Increases in Your Benefit (COLAs)

 

You are not guaranteed to receive any increases in your monthly benefit; however, cost-of-living adjustments are sometimes granted based on factors which include the actuarial gains in the Retirement System. The increases are usually effective in July. 

If granted, cost-of-living increases are usually calculated as a percentage increase in your monthly benefit. That percentage increase becomes a part of your monthly benefit, under all payment plans and the monthly benefit to be paid to your beneficiary, after your death, under Options 2, 3, and 6.  

Under Option 4, any percentage increase you are granted before age 62 will be applied to the inflated benefit payments you are receiving at that time; however, upon reaching age 62 your benefit payments will be reduced to the original amount promised after age 62 plus the percentage increases (not the dollar amount of increases) granted before age 62.

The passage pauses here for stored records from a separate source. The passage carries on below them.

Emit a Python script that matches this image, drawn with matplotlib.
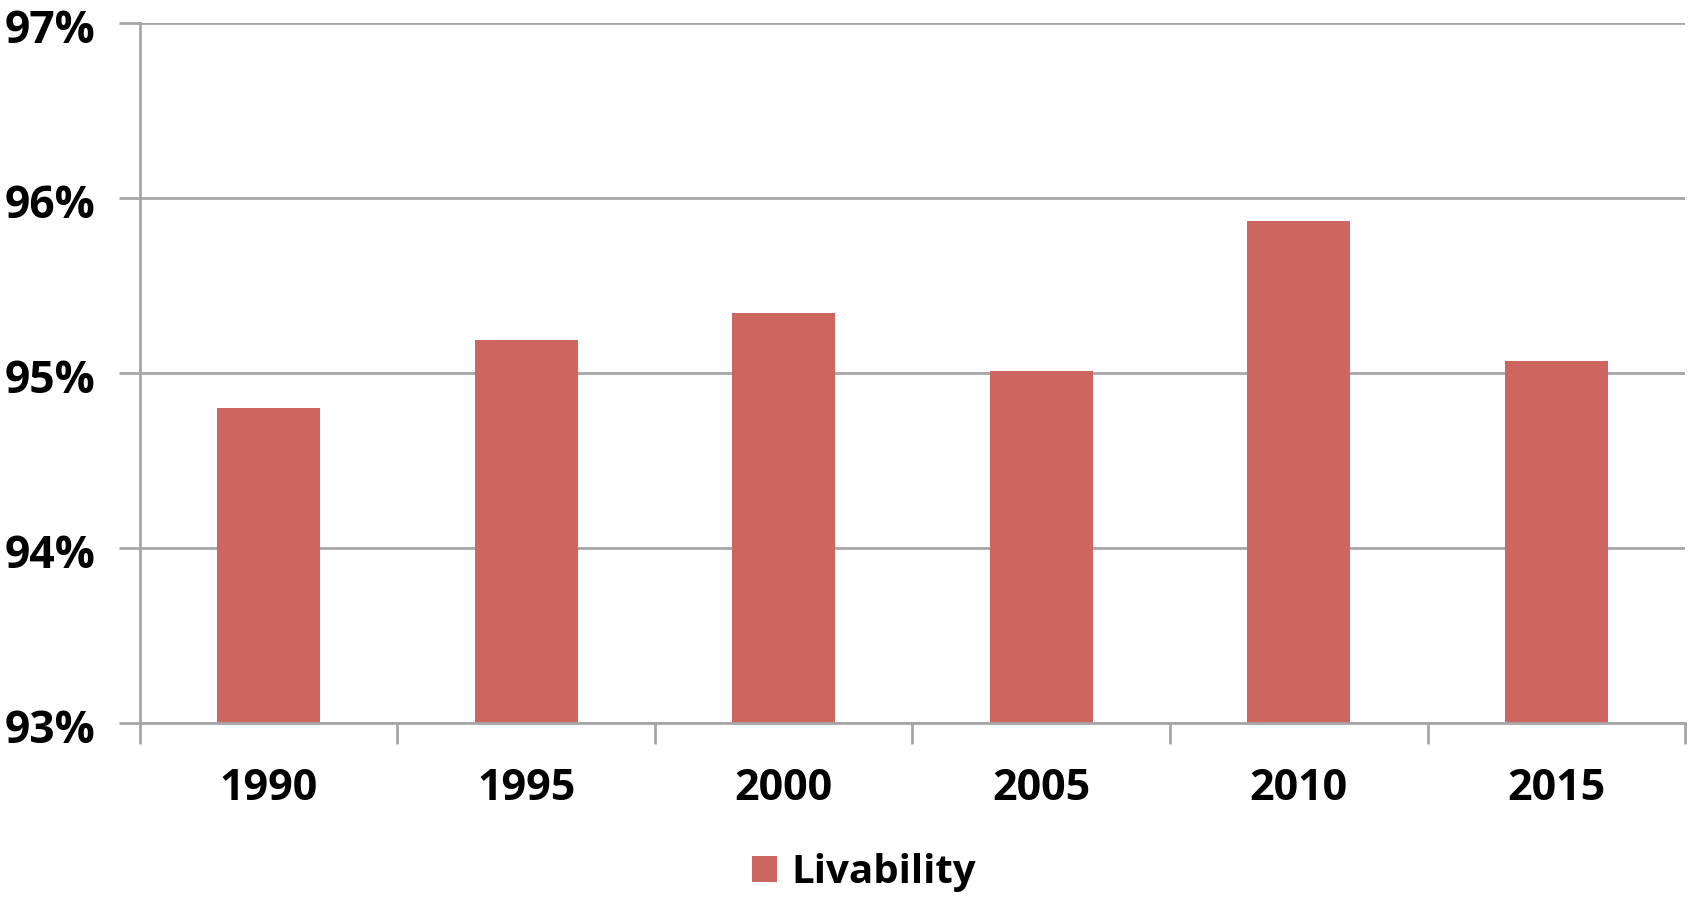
import numpy as np
import matplotlib.pyplot as plt
import matplotlib.transforms as mtransforms
from matplotlib.ticker import FuncFormatter

# Données
years = ['1990', '1995', '2000', '2005', '2010', '2015']
livability = [94.80, 95.19, 95.34, 95.01, 95.87, 95.07]

bar_color = '#cd6661'
grid_color = '#a6a6a6'

plt.rcParams['font.family'] = ['Open Sans', 'DejaVu Sans']
plt.rcParams['font.weight'] = 'bold'

fig = plt.figure(figsize=(16.94, 8.97), dpi=100)
ax = fig.add_axes([0.0826, 0.194, 0.9121, 0.7804])

x = np.arange(len(years))
ax.bar(x, livability, width=0.4, color=bar_color, label='Livability', zorder=3)
ax.set_ylim(93, 97)
ax.set_xlim(-0.5, len(years) - 0.5)

# Grille horizontale
ax.set_yticks([93, 94, 95, 96, 97])
ax.yaxis.set_major_formatter(FuncFormatter(lambda v, p: '%d%%' % v))
ax.grid(axis='y', color=grid_color, linewidth=2, zorder=0)

# Ticks x entre les catégories, labels au centre
ax.set_xticks(np.arange(-0.5, len(years)), minor=False)
ax.set_xticklabels([''] * (len(years) + 1))
ax.set_xticks(x, minor=True)
ax.set_xticklabels(years, minor=True)
ax.tick_params(axis='x', which='major', length=15, width=2, color=grid_color, direction='out')
ax.tick_params(axis='x', which='minor', length=0, pad=32, labelsize=31)
ax.tick_params(axis='y', length=15, width=2, color=grid_color, pad=17, labelsize=32)
for lab in ax.get_xticklabels(minor=True) + ax.get_yticklabels():
    lab.set_fontweight('bold')

# Décale un peu les labels y vers le bas
offset = mtransforms.ScaledTranslation(0, -3 / 100, fig.dpi_scale_trans)
for lab in ax.get_yticklabels():
    lab.set_transform(lab.get_transform() + offset)

for s in ['top', 'right']:
    ax.spines[s].set_visible(False)
for s in ['left', 'bottom']:
    ax.spines[s].set_color(grid_color)
    ax.spines[s].set_linewidth(2)
ax.spines['bottom'].set_zorder(4)

fig.legend(loc='center', bbox_to_anchor=(0.51, 0.027), frameon=False,
           prop={'size': 29, 'weight': 'bold'},
           handlelength=0.63, handleheight=0.63, handletextpad=0.36)

plt.savefig('out.png', dpi=100)
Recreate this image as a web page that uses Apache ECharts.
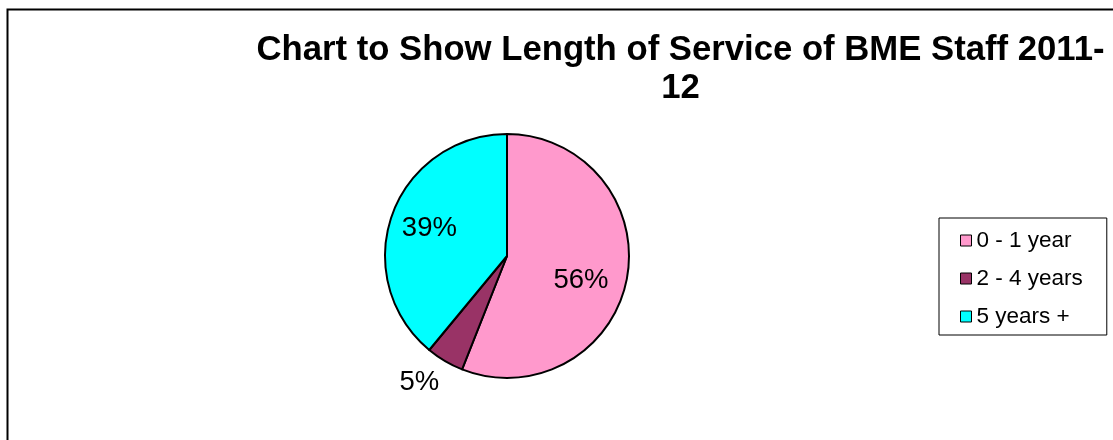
<!DOCTYPE html>
<html>
<head>
<meta charset="utf-8">
<script src="https://cdn.jsdelivr.net/npm/echarts@6/dist/echarts.min.js"></script>
<style>
html,body{margin:0;padding:0;background:#fff;}
#chart{width:1113px;height:440px;}
</style>
</head>
<body>
<div id="chart"></div>
<script>
const titleText = 'Chart to Show Length of Service of BME Staff 2011-\n12';
const categories = ['0 - 1 year', '2 - 4 years', '5 years +'];
const values = [56, 5, 39];
const colors = ['#FF99CC', '#993366', '#00FFFF'];

const chart = echarts.init(document.getElementById('chart'), null, {renderer: 'canvas'});
const FONT = '"Liberation Sans", Arial, sans-serif';

const mainData = categories.map((c, i) => ({
  name: c, value: values[i], itemStyle: {color: colors[i]},
  label: i === 1 ? {show: true} : {show: false}
}));
const labelData = categories.map((c, i) => ({
  name: c, value: values[i],
  label: i === 0 ? {show: true, offset: [-7, 9]} : {show: i !== 1}
}));

chart.setOption({
  backgroundColor: '#fff',
  animation: false,
  title: {
    text: titleText,
    left: 680.5,
    top: 31,
    padding: 0,
    textAlign: 'center',
    textStyle: {fontFamily: FONT, fontWeight: 'bold', fontSize: 34.7, lineHeight: 38, color: '#000'}
  },
  legend: {
    orient: 'vertical',
    left: 939,
    top: 218,
    padding: [11, 24, 7, 21],
    borderColor: '#000',
    borderWidth: 1,
    itemWidth: 11,
    itemHeight: 11,
    itemGap: 15,
    icon: 'rect',
    data: categories,
    selectedMode: false,
    itemStyle: {borderColor: '#000', borderWidth: 1},
    textStyle: {fontFamily: FONT, fontSize: 22.5, lineHeight: 22, color: '#000'}
  },
  graphic: [{
    type: 'rect',
    shape: {x: 7.5, y: 9.5, width: 2000, height: 2000},
    style: {fill: 'none', stroke: '#000', lineWidth: 2},
    silent: true
  }],
  series: [{
    type: 'pie',
    center: [507, 256],
    radius: [0, 122],
    startAngle: 90,
    clockwise: true,
    avoidLabelOverlap: false,
    silent: true,
    itemStyle: {borderColor: '#000', borderWidth: 2},
    label: {
      position: 'outside',
      formatter: p => p.value + '%',
      fontFamily: FONT, fontSize: 27.5, color: '#000',
      distanceToLabelLine: -7
    },
    labelLine: {show: false, length: 25, length2: 0},
    emphasis: {disabled: true},
    data: mainData
  }, {
    type: 'pie',
    center: [507, 256],
    radius: [60, 99],
    startAngle: 90,
    clockwise: true,
    avoidLabelOverlap: false,
    silent: true,
    z: 3,
    itemStyle: {color: 'rgba(0,0,0,0)', borderWidth: 0},
    label: {
      position: 'inside',
      formatter: p => p.value + '%',
      fontFamily: FONT, fontSize: 27.5, color: '#000'
    },
    labelLine: {show: false},
    emphasis: {disabled: true},
    data: labelData
  }]
});
</script>
</body>
</html>
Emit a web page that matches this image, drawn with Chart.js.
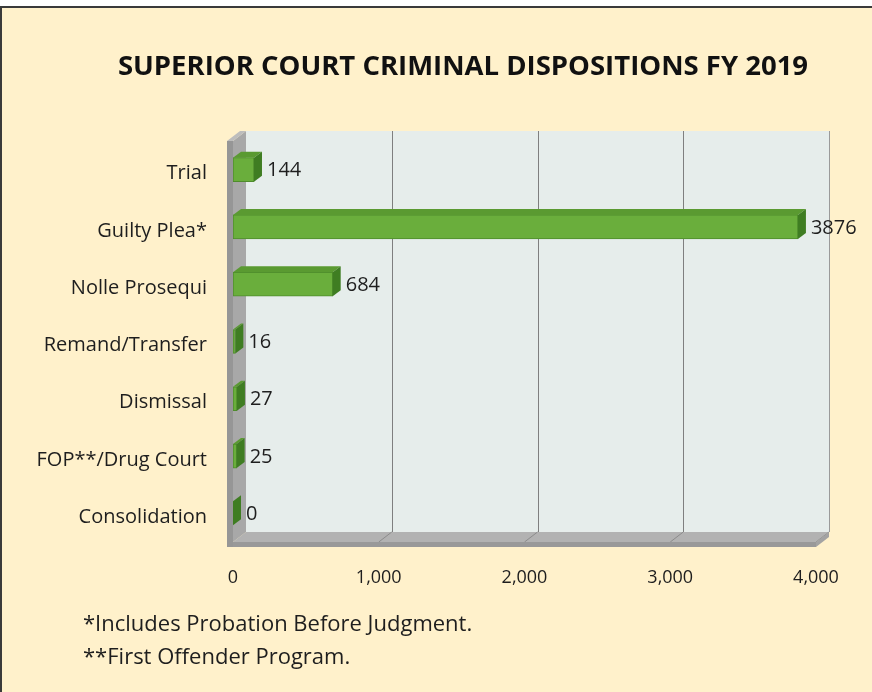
<!DOCTYPE html>
<html>
<head>
<meta charset="utf-8">
<script src="https://cdn.jsdelivr.net/npm/chart.js@4.4.1/dist/chart.umd.min.js"></script>
<style>
    html, body { margin: 0; padding: 0; }
    body { width: 872px; height: 692px; background: #fff1cb; position: relative; overflow: hidden; font-family: "Open Sans", sans-serif; }
    #topstrip { position: absolute; left: 0; top: 0; width: 872px; height: 6px; background: #fff; }
    #frame { position: absolute; left: 0; top: 6px; width: 872px; height: 686px; border-top: 2px solid #3a3a3a; border-left: 2px solid #3a3a3a; box-sizing: border-box; }
    #chart { position: absolute; left: 0; top: 0; }
    #title { position: absolute; left: 263px; width: 400px; top: 48px; text-align: center; white-space: nowrap; font-size: 27.5px; line-height: 34px; font-weight: bold; color: #111; display: flex; justify-content: center; }
    .note { position: absolute; left: 83px; font-size: 22px; line-height: 26px; color: #1e1e1e; }
</style>
</head>
<body>
<div id="topstrip"></div>
<div id="frame"></div>
<canvas id="chart" width="872" height="692"></canvas>
<div id="title">SUPERIOR COURT CRIMINAL DISPOSITIONS FY 2019</div>
<div class="note" style="top:609px">*Includes Probation Before Judgment.</div>
<div class="note" style="top:642px">**First Offender Program.</div>
<script>
// chart data
var categories = ['Trial', 'Guilty Plea*', 'Nolle Prosequi', 'Remand/Transfer', 'Dismissal', 'FOP**/Drug Court', 'Consolidation'];
var dispositions = [144, 3876, 684, 16, 27, 25, 0];
var xTicks = [0, 1000, 2000, 3000, 4000];

// 3D look: depth of walls and of bars
var WDX = 13, WDY = -10;
var BDX = 8, BDY = -6;

var box3d = {
    id: 'box3d',
    beforeDatasetsDraw: function(chart) {
        var ctx = chart.ctx, a = chart.chartArea, xs = chart.scales.x;
        var l = a.left, r = a.right, t = a.top, b = a.bottom;
        ctx.save();
        // back wall
        ctx.fillStyle = '#e6edeb';
        ctx.fillRect(l + WDX, t + WDY, r - l, b - t);
        // gridlines on the back wall and floor
        ctx.strokeStyle = '#7f7f7f';
        ctx.lineWidth = 1;
        xTicks.forEach(function(v) {
            if (v === 0) return;
            var x = Math.round(xs.getPixelForValue(v)) + 0.5;
            ctx.beginPath();
            ctx.moveTo(x + WDX, t + WDY);
            ctx.lineTo(x + WDX, b + WDY);
            ctx.stroke();
        });
        // floor
        ctx.fillStyle = '#b2b2b2';
        ctx.beginPath();
        ctx.moveTo(l, b); ctx.lineTo(l + WDX, b + WDY); ctx.lineTo(r + WDX, b + WDY); ctx.lineTo(r, b);
        ctx.closePath(); ctx.fill();
        ctx.strokeStyle = '#8c8c8c';
        xTicks.forEach(function(v) {
            if (v === 0) return;
            var x = xs.getPixelForValue(v);
            ctx.beginPath();
            ctx.moveTo(x + WDX, b + WDY);
            ctx.lineTo(x, b);
            ctx.stroke();
        });
        // floor slab front and side
        ctx.fillStyle = '#999999';
        ctx.fillRect(l - 6, b, r - l + 6, 5);
        ctx.fillStyle = '#a3a3a3';
        ctx.beginPath();
        ctx.moveTo(r, b); ctx.lineTo(r + WDX, b + WDY); ctx.lineTo(r + WDX, b + WDY + 5); ctx.lineTo(r, b + 5);
        ctx.closePath(); ctx.fill();
        // left wall
        ctx.fillStyle = '#a8a8a8';
        ctx.beginPath();
        ctx.moveTo(l, t); ctx.lineTo(l + WDX, t + WDY); ctx.lineTo(l + WDX, b + WDY); ctx.lineTo(l, b);
        ctx.closePath(); ctx.fill();
        ctx.fillStyle = '#969696';
        ctx.fillRect(l - 6, t, 6, b - t + 5);
        ctx.fillStyle = '#bdbdbd';
        ctx.beginPath();
        ctx.moveTo(l - 6, t); ctx.lineTo(l - 6 + WDX, t + WDY); ctx.lineTo(l + WDX, t + WDY); ctx.lineTo(l, t);
        ctx.closePath(); ctx.fill();
        // back wall right edge
        ctx.strokeStyle = '#9a9a9a';
        ctx.beginPath();
        ctx.moveTo(r + WDX + 0.5, t + WDY);
        ctx.lineTo(r + WDX + 0.5, b + WDY);
        ctx.stroke();
        ctx.restore();
    },
    afterDatasetsDraw: function(chart) {
        var ctx = chart.ctx;
        var meta = chart.getDatasetMeta(0);
        ctx.save();
        meta.data.forEach(function(bar, i) {
            var x0 = bar.base, x1 = bar.x;
            var yt = bar.y - bar.height / 2, yb = bar.y + bar.height / 2;
            // top face
            ctx.fillStyle = '#5a9a31';
            ctx.beginPath();
            ctx.moveTo(x0, yt); ctx.lineTo(x0 + BDX, yt + BDY); ctx.lineTo(x1 + BDX, yt + BDY); ctx.lineTo(x1, yt);
            ctx.closePath(); ctx.fill();
            // right face
            ctx.fillStyle = '#3f7d22';
            ctx.beginPath();
            ctx.moveTo(x1, yt); ctx.lineTo(x1 + BDX, yt + BDY); ctx.lineTo(x1 + BDX, yb + BDY); ctx.lineTo(x1, yb);
            ctx.closePath(); ctx.fill();
            // value label
            ctx.fillStyle = '#1e1e1e';
            ctx.font = '20px "Open Sans"';
            ctx.textBaseline = 'middle';
            ctx.textAlign = 'left';
            ctx.fillText(String(dispositions[i]), x1 + BDX + 5, bar.y + 1);
        });
        ctx.restore();
    }
};

var ctx = document.getElementById('chart').getContext('2d');
new Chart(ctx, {
    type: 'bar',
    data: {
        labels: categories,
        datasets: [{
            data: dispositions,
            backgroundColor: '#6aae3c',
            borderColor: '#4f8c2c',
            borderWidth: 1,
            borderSkipped: false,
            barThickness: 24
        }]
    },
    options: {
        indexAxis: 'y',
        responsive: false,
        animation: false,
        layout: { padding: { left: 0, right: 56, top: 141, bottom: 0 } },
        plugins: {
            legend: { display: false },
            tooltip: { enabled: false },
            title: { display: false }
        },
        scales: {
            x: {
                min: 0,
                max: 4000,
                afterBuildTicks: function(scale) {
                    scale.ticks = xTicks.map(function(v) { return { value: v }; });
                },
                afterFit: function(scale) { scale.height = 150; },
                grid: { display: false },
                border: { display: false },
                ticks: {
                    padding: 17,
                    color: '#1e1e1e',
                    font: { family: 'Open Sans', size: 18 },
                    callback: function(v) { return Number(v).toLocaleString('en-US'); }
                }
            },
            y: {
                afterFit: function(scale) { scale.width = 233; },
                grid: { display: false },
                border: { display: false },
                ticks: {
                    padding: 18,
                    labelOffset: 4,
                    color: '#1e1e1e',
                    font: { family: 'Open Sans', size: 20 }
                }
            }
        }
    },
    plugins: [box3d]
});
</script>
</body>
</html>
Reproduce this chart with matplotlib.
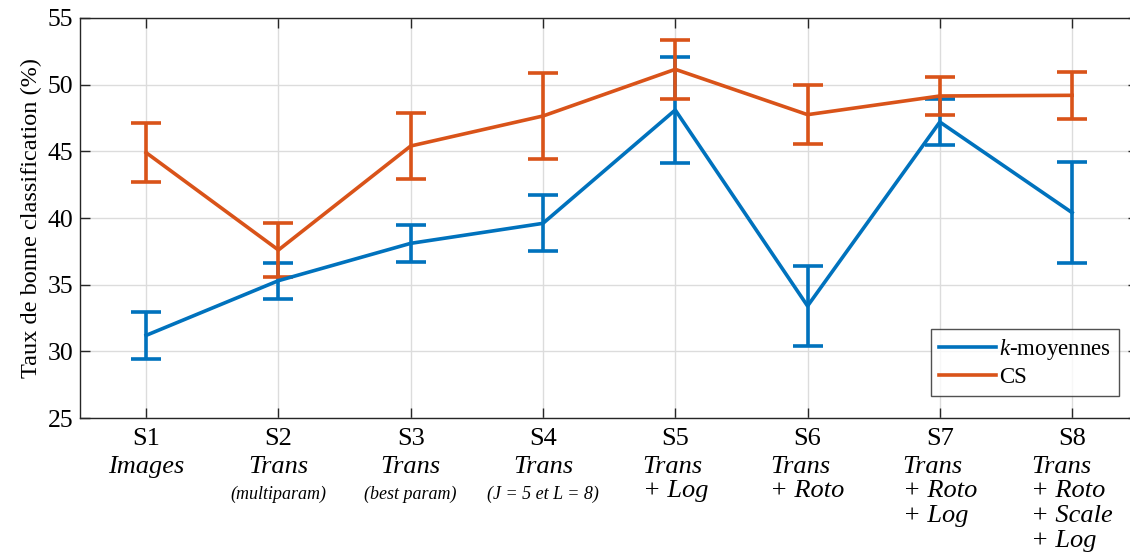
import numpy as np
import matplotlib
matplotlib.use('Agg')
import matplotlib.pyplot as plt
from matplotlib.lines import Line2D

plt.rcParams['font.family'] = ['Liberation Serif', 'DejaVu Serif']
plt.rcParams['mathtext.fontset'] = 'custom'
plt.rcParams['mathtext.rm'] = 'Liberation Serif'
plt.rcParams['mathtext.it'] = 'Liberation Serif:italic'

# Data
steps = ['S1', 'S2', 'S3', 'S4', 'S5', 'S6', 'S7', 'S8']
step_desc = ['Images', 'Trans', 'Trans', 'Trans',
             'Trans\n+ Log', 'Trans\n+ Roto', 'Trans\n+ Roto\n+ Log',
             'Trans\n+ Roto\n+ Scale\n+ Log']
step_note = ['', '(multiparam)', '(best param)', '(J = 5 et L = 8)', '', '', '', '']

kmeans_mean = [31.2, 35.3, 38.1, 39.6, 48.1, 33.4, 47.2, 40.4]
kmeans_err = [1.75, 1.35, 1.4, 2.1, 3.95, 3.0, 1.76, 3.78]
cs_mean = [44.9, 37.6, 45.4, 47.65, 51.15, 47.75, 49.15, 49.2]
cs_err = [2.2, 2.0, 2.45, 3.25, 2.2, 2.22, 1.4, 1.78]

blue = '#0072BD'
orange = '#D95319'

fig = plt.figure(figsize=(11.3, 5.55), dpi=100)
ax = fig.add_axes([0.0708, 0.2468, 0.9365, 0.7208])

x = np.arange(1, len(steps) + 1)
ax.errorbar(x, kmeans_mean, yerr=kmeans_err, color=blue, lw=2.6,
            elinewidth=2.6, capsize=11, capthick=2.6, zorder=3)
ax.errorbar(x, cs_mean, yerr=cs_err, color=orange, lw=2.6,
            elinewidth=2.6, capsize=11, capthick=2.6, zorder=3)

ax.set_xlim(0.5, 8.5)
ax.set_ylim(25, 55)
ax.set_yticks(np.arange(25, 56, 5))
ax.set_xticks(x)
ax.set_xticklabels([''] * len(x))
ax.grid(True, color='#dcdcdc', lw=1)
ax.set_axisbelow(True)
ax.tick_params(direction='in', length=7, width=1, top=True, right=True,
               labelsize=18.5, colors='#262626', labelcolor='black', pad=5)
for s in ax.spines.values():
    s.set_color('#262626')
    s.set_linewidth(1)

# multi-line x tick labels
for i, xi in enumerate(x):
    ax.annotate(steps[i], xy=(xi, 0), xycoords=('data', 'axes fraction'),
                xytext=(0, -7), textcoords='offset points',
                ha='center', va='top', fontsize=19)
    if i < 4:
        ax.annotate(step_desc[i], xy=(xi, 0), xycoords=('data', 'axes fraction'),
                    xytext=(0, -27), textcoords='offset points',
                    ha='center', va='top', fontsize=19, style='italic')
        if step_note[i]:
            ax.annotate(step_note[i], xy=(xi, 0), xycoords=('data', 'axes fraction'),
                        xytext=(0, -49), textcoords='offset points',
                        ha='center', va='top', fontsize=13, style='italic')
    else:
        ax.annotate(step_desc[i], xy=(xi, 0), xycoords=('data', 'axes fraction'),
                    xytext=(0, -27), textcoords='offset points',
                    ha='center', va='top', fontsize=19, style='italic',
                    multialignment='left', linespacing=1.17)

ax.set_ylabel('Taux de bonne classification (%)', fontsize=17.5, labelpad=4)

handles = [Line2D([], [], color=blue, lw=2.6), Line2D([], [], color=orange, lw=2.6)]
leg = ax.legend(handles, [r'$k$-moyennes', 'CS'], loc='lower right',
                bbox_to_anchor=(0.982, 0.055), fontsize=16.5,
                frameon=True, fancybox=False, edgecolor='#262626',
                handlelength=2.5, handletextpad=0.15, borderpad=0.35, labelspacing=0.2,
                borderaxespad=0)
leg.get_frame().set_linewidth(1)

fig.savefig('out.png', dpi=100)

COLA vs. one-time benefit supplement

At times, the General Assembly may determine that there are not enough budgetary funds available to cover the full liability that the retirement systems takes on when a COLA is granted. Instead, the General Assembly may choose to grant a one-time benefit supplement instead of a reoccurring increase. The media and other reports often call these COLAs, but they are not ongoing increases. A COLA will affect a retiree’s benefit payment going forward, while a one-time benefit is typically paid all at once and does not affect any future months’ payments.